CINÉMA

« L’indomptable feu du printemps » – Mamie fait de la résistance

L'indomptable feu du printemps
© Arizona Distribution

Dans un long-métrage puissant et poétique, le réalisateur sotho Lemohang Jeremiah Mosese interroge la fidélité aux traditions, face à un monde moderne qui risque de tout faire chavirer. Tout simplement grandiose.

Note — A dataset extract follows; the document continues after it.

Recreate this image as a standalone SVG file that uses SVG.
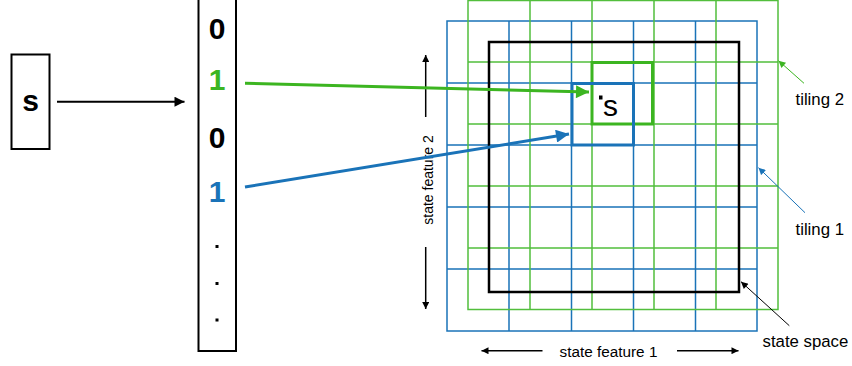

Imaginez vivre dans un village de haute montagne, dans un environnement pur et paisible. Vous pensez avoir trouvé le havre de paix idéal, quand tout à coup, au motif qu’un barrage doit être construit pour transférer l’eau vers le pays voisin, on vous annonce qu’il faut quitter les lieux. Invraisemblable, non ? C’est pourtant ce que raconte Lemohang Jeremiah Mosese dans L’indomptable feu du printemps  (This Is Not a Burial, It’s a Resurrection). Du côté des contradicteurs, pas grand monde. Ah si  ! A l’écart du village vit une veuve âgée, Mantoa (Mary Twala). Et Mantoa va se battre. Une fiction, certes, mais qui dénonce, et dont l’inspiration est tirée d’une histoire vraie..

Comme un jeu de poupées russes, Mantoa est isolée. Isolée, car elle se tient là, droite et fière, à mener un combat que les autres villageois prennent à la légère. Mantoa, c’est ensuite cette doyenne d’un hameau isolé, dans les montagnes du Lesotho. Le Lesotho est enfin un pays lui-même isolé, enclavé dans l’Afrique du Sud. Et pourtant. Bien qu’elle ne soit qu’un grain de sable de désert, Mantoa va rallier celles et ceux qui l’entourent, à sa cause.

La mort comme boussole

Se sachant au crépuscule de sa vie, Mantoa se prépare quotidiennement à la mort, comme un but final. C’est de ce rite que débute sa lutte, que la résistance trouve sa raison d’être. Elle refuse que les tombes de son village ancestral soient submergées, que les traditions soient souillées. Tout au long du récit, L. J. Mosese invoque la mort, sous forme de cycle. Les couleurs chaudes alternent avec des plans de pièces sombres et de ciel d’orage, ou virent vers un blanc qui aveugle, semblable à l’au-delà.

L'indomptable feu du printemps
© Arizona Distribution

Primé au Festival international du film de La Roche-sur-Yon, L’indomptable feu du printemps impressionne par le lourd travail esthétique qu’il mobilise. Mosese parvient à baser son savoir-faire autour de l’antagonisme entre d’un côté, la tradition, qu’il faudrait respecter, et de l’autre la modernité, à laquelle il faudrait se plier. Le réalisateur restitue le volet traditionnel par des moments de sagesse  : la parole est posée, réfléchie, la cacophonie inexistante. Parfois, tout s’emballe. La vitesse d’obturation est alors ralentie, les sons stridents s’enchaînent. Le spectateur est alors plongé dans un état de trouble, qui laisse libre cours à son interprétation.

Un précieux manifeste

Le long-métrage est atypique, il sort des sentiers battus. Tout d’abord, parce qu’il évoque un problème de société toujours méconnu dans cette partie du globe. En l’occurrence, un «  conflit de l’eau  » qui se cristallise entre aspirations urbaines et rurales. Ensuite, car il permet à un cinéma émergent d’exister. Avec L’indomptable feu du printemps, Mosese élève un Etat sur la scène internationale. Il s’agit du premier long-métrage de fiction d’un réalisateur sotho. Par conséquent, les dialogues sont en sotho, langue bantoue. Atypique enfin par sa forme, très libre, le film ne rentre pas dans des cases. Il combine une atmosphère lyrique, onirique, voire divine, à une histoire grave et bien réelle. Et ça n’est pas une mince affaire.

Difficile de rester insensible face à ce combat d’une fin de vie, incarné à merveille par Mary Twala. Par son interprétation, elle a permis de représenter la grand-mère du réalisateur, elle-même chassée de son village lorsqu’il était enfant. Déjà affaiblie lors du tournage, transportée sur dos d’âne lors de certaines scènes, l’actrice s’est éteinte quelques mois plus tard, en juillet 2020. Voir ce film, c’est lui rendre un bel hommage.